[CHALLENGE]: A single run of lines is to be printed exactly: starting at the line with "Convert this chart to matplotlib code." and ending at the line with "labels = ['1 point", both included. Leave the pictures out.

--- START TASK MATERIAL ---

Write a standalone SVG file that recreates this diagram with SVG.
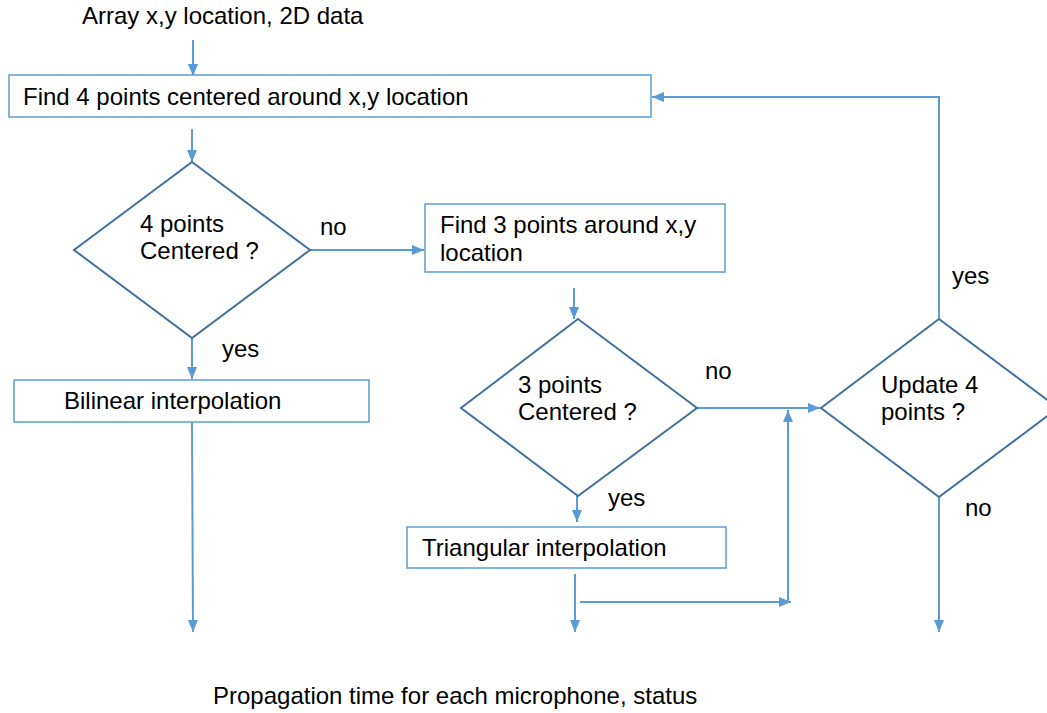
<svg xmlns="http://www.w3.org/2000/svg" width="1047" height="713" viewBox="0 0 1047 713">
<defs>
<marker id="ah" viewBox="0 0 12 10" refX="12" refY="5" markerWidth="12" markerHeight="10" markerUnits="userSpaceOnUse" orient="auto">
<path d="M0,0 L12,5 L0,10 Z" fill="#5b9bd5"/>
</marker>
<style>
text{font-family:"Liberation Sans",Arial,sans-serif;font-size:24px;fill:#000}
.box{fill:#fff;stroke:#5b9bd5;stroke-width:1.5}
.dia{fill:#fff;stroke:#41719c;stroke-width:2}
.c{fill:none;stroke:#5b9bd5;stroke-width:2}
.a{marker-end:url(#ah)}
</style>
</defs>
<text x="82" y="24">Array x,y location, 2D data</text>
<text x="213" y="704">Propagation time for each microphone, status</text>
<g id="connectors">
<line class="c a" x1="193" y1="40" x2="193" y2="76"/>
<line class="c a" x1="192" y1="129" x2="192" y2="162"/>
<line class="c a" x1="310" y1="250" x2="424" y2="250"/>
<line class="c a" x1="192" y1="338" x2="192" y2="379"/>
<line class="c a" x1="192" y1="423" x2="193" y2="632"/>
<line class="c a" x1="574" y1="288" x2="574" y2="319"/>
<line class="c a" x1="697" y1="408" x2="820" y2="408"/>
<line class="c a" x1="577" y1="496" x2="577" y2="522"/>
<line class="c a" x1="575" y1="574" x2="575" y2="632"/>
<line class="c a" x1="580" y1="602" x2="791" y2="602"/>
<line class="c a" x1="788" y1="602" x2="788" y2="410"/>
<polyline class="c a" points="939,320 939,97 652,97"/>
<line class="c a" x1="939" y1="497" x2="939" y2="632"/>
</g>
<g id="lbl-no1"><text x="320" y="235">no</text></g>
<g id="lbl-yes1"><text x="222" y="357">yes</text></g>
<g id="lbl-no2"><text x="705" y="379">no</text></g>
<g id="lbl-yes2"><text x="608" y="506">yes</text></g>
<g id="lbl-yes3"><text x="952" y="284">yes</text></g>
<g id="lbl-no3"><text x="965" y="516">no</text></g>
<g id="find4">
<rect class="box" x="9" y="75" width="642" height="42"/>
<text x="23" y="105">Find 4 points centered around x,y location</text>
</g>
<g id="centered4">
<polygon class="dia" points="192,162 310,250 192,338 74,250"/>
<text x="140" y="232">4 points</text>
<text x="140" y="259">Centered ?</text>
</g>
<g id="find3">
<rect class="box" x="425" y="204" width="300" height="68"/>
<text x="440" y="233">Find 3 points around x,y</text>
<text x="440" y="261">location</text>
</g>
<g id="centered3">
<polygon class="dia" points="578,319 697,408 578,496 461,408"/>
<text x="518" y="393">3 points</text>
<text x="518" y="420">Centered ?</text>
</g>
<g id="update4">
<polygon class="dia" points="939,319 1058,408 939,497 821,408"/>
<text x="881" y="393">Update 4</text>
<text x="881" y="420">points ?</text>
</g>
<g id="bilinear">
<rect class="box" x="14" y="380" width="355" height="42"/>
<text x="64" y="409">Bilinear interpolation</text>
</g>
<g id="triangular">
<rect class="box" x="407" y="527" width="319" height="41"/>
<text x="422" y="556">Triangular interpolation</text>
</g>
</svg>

--- END TASK MATERIAL ---
--- START TASK MATERIAL ---

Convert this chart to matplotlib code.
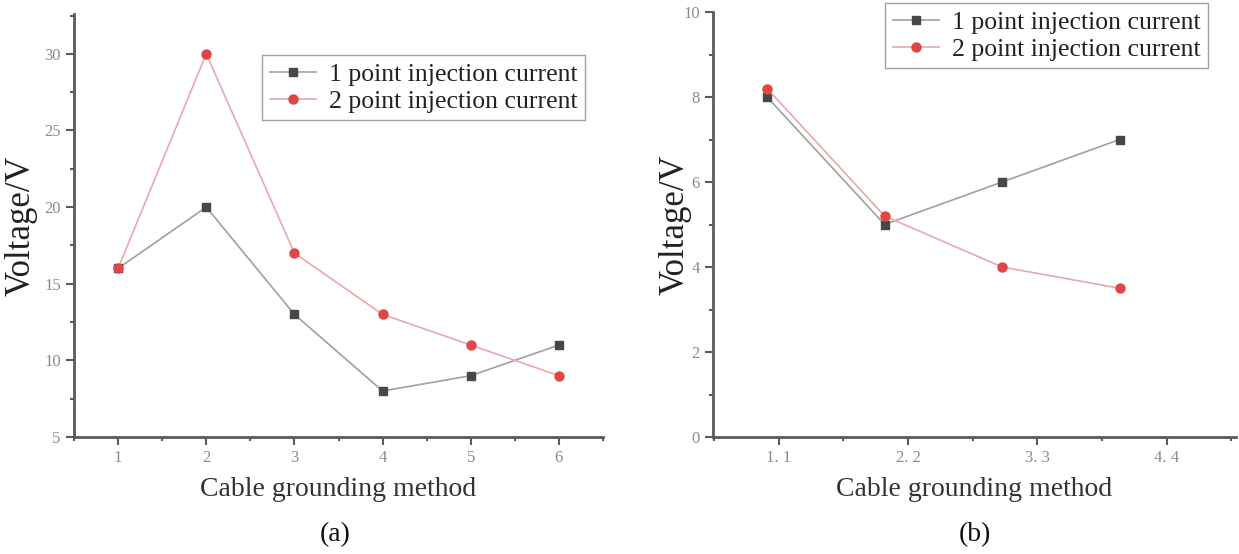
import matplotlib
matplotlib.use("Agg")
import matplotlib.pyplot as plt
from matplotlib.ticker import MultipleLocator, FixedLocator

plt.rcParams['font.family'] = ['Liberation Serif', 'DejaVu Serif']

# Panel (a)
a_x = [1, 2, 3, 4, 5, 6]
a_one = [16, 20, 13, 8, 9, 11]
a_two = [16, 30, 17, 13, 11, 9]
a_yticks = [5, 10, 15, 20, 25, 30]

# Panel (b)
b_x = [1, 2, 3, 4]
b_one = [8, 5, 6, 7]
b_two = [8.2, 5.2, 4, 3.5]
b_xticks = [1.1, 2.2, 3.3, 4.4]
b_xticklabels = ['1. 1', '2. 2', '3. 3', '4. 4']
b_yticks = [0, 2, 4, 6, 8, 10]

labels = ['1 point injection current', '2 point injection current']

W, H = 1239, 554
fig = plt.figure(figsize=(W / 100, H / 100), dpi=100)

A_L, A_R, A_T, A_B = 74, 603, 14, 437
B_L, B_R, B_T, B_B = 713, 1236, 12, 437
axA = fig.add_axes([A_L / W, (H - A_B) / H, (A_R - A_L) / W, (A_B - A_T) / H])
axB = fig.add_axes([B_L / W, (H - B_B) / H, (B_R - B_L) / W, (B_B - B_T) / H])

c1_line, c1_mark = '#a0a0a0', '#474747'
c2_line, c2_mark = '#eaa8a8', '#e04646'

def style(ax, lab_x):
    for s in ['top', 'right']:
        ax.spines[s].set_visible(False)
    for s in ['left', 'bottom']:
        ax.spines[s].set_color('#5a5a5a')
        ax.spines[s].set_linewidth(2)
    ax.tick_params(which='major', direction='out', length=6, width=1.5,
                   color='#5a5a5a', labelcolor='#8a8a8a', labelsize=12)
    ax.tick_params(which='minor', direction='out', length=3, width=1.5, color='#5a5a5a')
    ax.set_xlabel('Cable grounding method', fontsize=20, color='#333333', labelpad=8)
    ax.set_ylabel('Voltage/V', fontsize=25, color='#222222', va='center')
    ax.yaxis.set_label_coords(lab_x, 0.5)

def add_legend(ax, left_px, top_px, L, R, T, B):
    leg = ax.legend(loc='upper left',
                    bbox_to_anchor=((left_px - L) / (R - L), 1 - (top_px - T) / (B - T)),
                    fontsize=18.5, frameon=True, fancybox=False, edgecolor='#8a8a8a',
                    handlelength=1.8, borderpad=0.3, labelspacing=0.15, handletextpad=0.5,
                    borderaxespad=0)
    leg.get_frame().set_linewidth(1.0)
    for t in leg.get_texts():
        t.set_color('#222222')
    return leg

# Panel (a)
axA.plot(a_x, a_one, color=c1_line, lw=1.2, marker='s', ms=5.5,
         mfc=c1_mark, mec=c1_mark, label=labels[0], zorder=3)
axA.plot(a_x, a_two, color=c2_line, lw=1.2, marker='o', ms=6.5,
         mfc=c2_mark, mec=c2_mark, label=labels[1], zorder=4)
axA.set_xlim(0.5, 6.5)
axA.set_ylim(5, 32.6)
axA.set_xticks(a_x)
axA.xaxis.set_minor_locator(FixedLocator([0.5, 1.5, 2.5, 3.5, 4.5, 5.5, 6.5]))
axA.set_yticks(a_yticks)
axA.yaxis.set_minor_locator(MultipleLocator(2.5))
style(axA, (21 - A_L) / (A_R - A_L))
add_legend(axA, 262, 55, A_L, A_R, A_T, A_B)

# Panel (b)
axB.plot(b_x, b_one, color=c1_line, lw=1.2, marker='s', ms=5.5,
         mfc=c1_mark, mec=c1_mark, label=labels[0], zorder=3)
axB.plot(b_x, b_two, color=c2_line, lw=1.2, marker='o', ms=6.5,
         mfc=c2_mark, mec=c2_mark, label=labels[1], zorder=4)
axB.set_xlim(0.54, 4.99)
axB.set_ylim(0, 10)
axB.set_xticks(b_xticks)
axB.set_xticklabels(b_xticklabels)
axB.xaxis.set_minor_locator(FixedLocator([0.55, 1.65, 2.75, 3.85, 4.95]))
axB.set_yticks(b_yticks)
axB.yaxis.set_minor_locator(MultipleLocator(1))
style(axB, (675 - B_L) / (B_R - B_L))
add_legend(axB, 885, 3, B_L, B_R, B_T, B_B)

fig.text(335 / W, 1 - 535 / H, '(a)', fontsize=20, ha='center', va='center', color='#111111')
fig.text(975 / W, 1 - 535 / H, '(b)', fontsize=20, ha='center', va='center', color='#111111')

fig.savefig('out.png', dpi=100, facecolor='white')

--- END TASK MATERIAL ---
--- START TASK MATERIAL ---

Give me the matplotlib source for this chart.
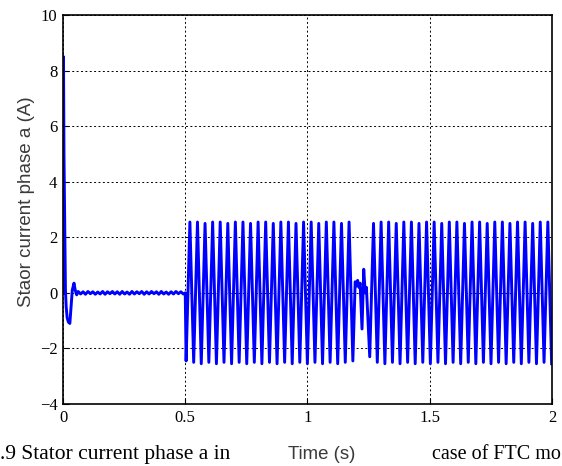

--- END TASK MATERIAL ---

[COMPLETED TASK]:
Convert this chart to matplotlib code.
import matplotlib
matplotlib.use("Agg")
import matplotlib.pyplot as plt
from matplotlib.ticker import MultipleLocator, FixedLocator

plt.rcParams['font.family'] = ['Liberation Serif', 'DejaVu Serif']

# Panel (a)
a_x = [1, 2, 3, 4, 5, 6]
a_one = [16, 20, 13, 8, 9, 11]
a_two = [16, 30, 17, 13, 11, 9]
a_yticks = [5, 10, 15, 20, 25, 30]

# Panel (b)
b_x = [1, 2, 3, 4]
b_one = [8, 5, 6, 7]
b_two = [8.2, 5.2, 4, 3.5]
b_xticks = [1.1, 2.2, 3.3, 4.4]
b_xticklabels = ['1. 1', '2. 2', '3. 3', '4. 4']
b_yticks = [0, 2, 4, 6, 8, 10]

labels = ['1 point injection current', '2 point injection current']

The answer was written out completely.